1
Identify the parties and define the software
Enter the vendor's full legal entity name, jurisdiction of incorporation, and registered address. Define the software by name and version or service tier. Identify whether the counterparty is an individual consumer or a business entity, as this affects which clauses apply.
💡 If your SaaS product has multiple tiers (free, pro, enterprise), consider whether a single EULA covers all tiers or whether enterprise users require a separate agreement with negotiated terms.
2
Scope the license grant precisely
Specify whether the license is per-seat, per-organization, per-device, or usage-based. State the geographic scope (worldwide or limited) and whether use is restricted to internal business purposes or extends to use on behalf of third-party clients.
💡 Per-seat licenses are easiest to audit and enforce. Usage-based or 'unlimited user' grants require clear definitions of what constitutes overuse and how it is measured.
3
List specific prohibited uses
Draft an explicit list of restrictions: reverse engineering, sublicensing, competitive benchmarking, data scraping, and use to build a competing product. Make the list specific to your product's real risk surface rather than copying boilerplate.
💡 Add a prohibition on using your software's output to train AI or machine-learning models if that is a commercial risk for your product — this clause is increasingly standard in SaaS agreements as of 2025.
4
Address data collection, privacy, and any DPA requirement
Reference your Privacy Policy URL, specify what usage data you collect and why, and determine whether you need to incorporate a Data Processing Agreement for B2B customers who upload personal data. If GDPR applies, a DPA is not optional.
💡 Maintain a separate, standalone DPA rather than embedding data processing terms inside the EULA — enterprise procurement teams expect to negotiate the DPA independently.
5
Set subscription, billing, and suspension terms
Enter the subscription fee, billing cycle, auto-renewal mechanics, and the notice period required to cancel. Specify the cure period before suspension for non-payment and the further period before outright termination.
💡 Auto-renewal notice periods of 30 days or more reduce churn-related disputes and satisfy consumer protection requirements in California (ARL), the EU, and the UK.
6
Calibrate liability caps to your revenue exposure
Set the liability cap as a multiple of fees paid — typically the preceding 12 months — and carve out fraud, willful misconduct, and data breach liability from the general consequential-damages exclusion.

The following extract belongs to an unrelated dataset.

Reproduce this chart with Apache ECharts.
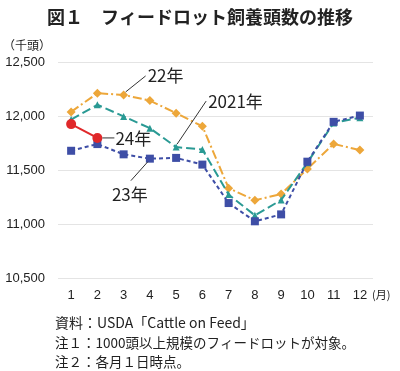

💡 Enterprise customers routinely negotiate liability caps upward to 2–12 months of fees. Leave room in the template to insert negotiated figures without restructuring the clause.
7
Define termination and post-termination data obligations
Set notice periods for termination with and without cause, specify the data-export window (typically 30 days), and state whether data is permanently deleted or anonymized after that window closes.
💡 State the file format in which user data will be exported (e.g., CSV, JSON) — a vague 'data will be made available' promise is unenforceable and unsatisfying to enterprise procurement teams.
8
Select governing law and acceptance mechanism
Choose the governing jurisdiction based on where the vendor is incorporated and where the majority of users are located. Specify clickwrap acceptance — a checkbox or 'I Agree' button — rather than browsewrap, and record the acceptance timestamp in your user database.
💡 For US consumer-facing SaaS, Delaware or your home state is standard. For EU users, consider a separate EU-law governed version or addendum to avoid mandatory local-law override conflicts.